- Born: Dailene Sivertson August 16, 1990 (age 35) Saskatoon, Saskatchewan, Canada

Team
- Curling club: Victoria CC, Victoria, BC

Curling career
- Member Association: British Columbia
- Hearts appearances: 2 (2012, 2020)
- Top CTRS ranking: 10th (2011–12)

Medal record
Curling
Representing British Columbia
Scotties Tournament of Hearts
| Silver medal – second place | 2012 Red Deer |  |
World Junior Curling Championships
| Silver medal – second place | 2011 Perth |  |
Canadian Junior Curling Championships
| Silver medal – second place | 2010 Sorel-Tracy |  |
| Bronze medal – third place | 2007 St. Catharines |  |

= Dailene Pewarchuk =

Canadian curler

Dailene Pewarchuk (born Dailene Sivertson; August 16, 1990) is a Canadian curler from Victoria, British Columbia.

==Career==

===Juniors===
Pewarchuk made her national curling debut at the 2007 Canadian Junior Curling Championships, skipping her team out of the Victoria Curling Club. They would finish round robin with an 8-4 record, which was enough to secure a spot in the semi-final. They would lose to Manitoba's Calleen Neufeld.

Pewarchuk would win her second B.C Junior Championship in 2010. At the 2010 Canadian Junior Curling Championships the team would once again finish with an 8-4 record, which was enough to secure a spot in a tie breaker. Pewarchuk's team would win two tie breakers and the semi-final. They would meet Ontario's Rachel Homan in the final, where they would lose 5-9.

Pewarchuk's third and final B.C Junior Championship was won in 2011. Her team would represent B.C at the 2011 Canadian Junior Curling Championships, however they would miss the playoffs, finishing with a 7-4 record. The event would be won by Saskatchewan's Trish Paulsen. Pewarchuk would accompany Paulsen and her team as their 5th player for the 2011 World Junior Curling Championships.
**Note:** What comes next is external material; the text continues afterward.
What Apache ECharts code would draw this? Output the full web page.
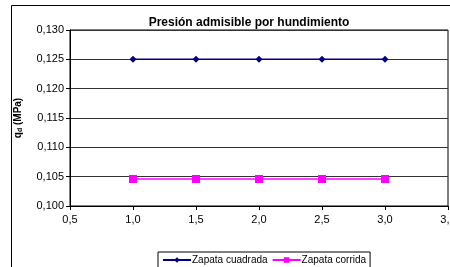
<!DOCTYPE html>
<html>
<head>
<meta charset="utf-8">
<script src="https://cdn.jsdelivr.net/npm/echarts@6/dist/echarts.min.js"></script>
<style>
  html, body { margin: 0; padding: 0; background: #fff; }
  #chart { width: 450px; height: 267px; }
</style>
</head>
<body>
<div id="chart"></div>
<script>
const anchos = [1.0, 1.5, 2.0, 2.5, 3.0];
const zapataCuadrada = [0.125, 0.125, 0.125, 0.125, 0.125];
const zapataCorrida = [0.1046, 0.1046, 0.1046, 0.1046, 0.1046];

const chart = echarts.init(document.getElementById("chart"));
const font = "Liberation Sans, Arial, sans-serif";
const comma = (v, d) => v.toFixed(d).replace(".", ",");

chart.setOption({
  animation: false,
  graphic: [{
    type: "rect",
    shape: { x: 11.5, y: 5.5, width: 450, height: 270 },
    style: { fill: "none", stroke: "#000", lineWidth: 1 },
    silent: true,
  }],
  title: {
    text: "Presión admisible por hundimiento",
    left: 244, top: 12, textAlign: "center",
    textStyle: { fontFamily: font, fontSize: 12, fontWeight: "bold", color: "#000" },
  },
  legend: {
    data: ["Zapata cuadrada", "Zapata corrida"],
    left: 158, top: 252,
    borderColor: "#000", borderWidth: 1, padding: [3, 4, 8, 4],
    itemWidth: 28, itemHeight: 7, itemGap: 4,
    textStyle: { fontFamily: font, fontSize: 10, color: "#000", padding: [0, 0, 0, -4] },
  },
  grid: {
    left: 70, right: 2, top: 30, bottom: 61, outerBoundsMode: "none",
    show: true, borderColor: "#000", borderWidth: 1,
  },
  xAxis: {
    type: "value", min: 0.5, max: 3.5, interval: 0.5,
    axisLine: { lineStyle: { color: "#000" } },
    axisTick: { show: true, length: 4, lineStyle: { color: "#000" } },
    axisLabel: { fontFamily: font, fontSize: 11, color: "#000", margin: 8, formatter: (v) => comma(v, 1) },
    splitLine: { show: false },
  },
  yAxis: {
    type: "value", min: 0.1, max: 0.13, interval: 0.005,
    name: "{q|q}{d|d}{q| (MPa)}", nameLocation: "middle", nameGap: 46, nameRotate: 90,
    nameTextStyle: {
      rich: {
        q: { fontFamily: font, fontSize: 10, fontWeight: "bold", color: "#000" },
        d: { fontFamily: font, fontSize: 7, fontWeight: "bold", color: "#000", verticalAlign: "bottom", padding: [4, 0, 0, 0] },
      },
    },
    axisLine: { show: true, lineStyle: { color: "#000" } },
    axisTick: { show: true, length: 4, lineStyle: { color: "#000" } },
    axisLabel: { fontFamily: font, fontSize: 11, color: "#000", margin: 6, formatter: (v) => comma(v, 3) },
    splitLine: { show: true, lineStyle: { color: "#333", width: 1 } },
  },
  series: [
    {
      name: "Zapata cuadrada", type: "line",
      data: anchos.map((x, i) => [x, zapataCuadrada[i]]),
      symbol: "diamond", symbolSize: 7,
      lineStyle: { color: "#000080", width: 1.5 },
      itemStyle: { color: "#000080" },
    },
    {
      name: "Zapata corrida", type: "line",
      data: anchos.map((x, i) => [x, zapataCorrida[i]]),
      symbol: "rect", symbolSize: 8,
      lineStyle: { color: "#ff00ff", width: 1.5 },
      itemStyle: { color: "#ff00ff" },
    },
  ],
});
</script>
</body>
</html>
The team would make it to the final, but lose to Scotland's Eve Muirhead.

===2011-2014===
At the end of the 2010–2011 season, Pewarchuk would receive an invitation to join the Kelly Scott team, to replace Jeanna Schraeder, who was leaving the team to give birth to her third child. Pewarchuk would relocate to Kelowna from Victoria. Together the team would defeat Marla Mallett at the 2012 British Columbia Scotties Tournament of Hearts, earning the right to represent the province at the 2012 Scotties Tournament of Hearts. The team would find difficulties with illness and lineup changes, but also found success at the event. They would finish round robin with an 8–3 record, which was enough to secure a second-place finish and earned a spot in the 1 vs. 2 game against Manitoba's Jennifer Jones. The team would defeat Jones in the 1 vs. 2 game 7-5 advancing to the final but would lose the final in a close game to Alberta's Heather Nedohin 7-6.

After a successful season curling with Team Scott, Pewarchuk made a decision to return to Saskatchewan, and for the 2012–13 season joined the Amber Holland rink, playing lead for her new squad. The team also included Holland's longtime alternate Jolene Campbell at third and Brooklyn Lemon at second. Pewarchuk played two seasons with Holland, playing lead in 2012-13 and second (switching places with Lemon) in 2013-14. During this time, the Holland rink finished third at the 2013 Saskatchewan Scotties Tournament of Hearts and tied for 5th at the 2014 Saskatchewan Scotties Tournament of Hearts. The team also won one World Curling Tour event, the 2013 Boundary Ford Curling Classic.

In 2014, Pewarchuk left the Holland rink, to form a team based in Victoria, consisting of Steph Baier, Jessie Sanderson and Carley St. Blaze.

==Personal life==
Pewarchuk was set to graduate with a business degree from the University of Regina in August 2014. Pewarchuk is employed as a chartered professional accountant instructor at Camosun College. She is married and has one son.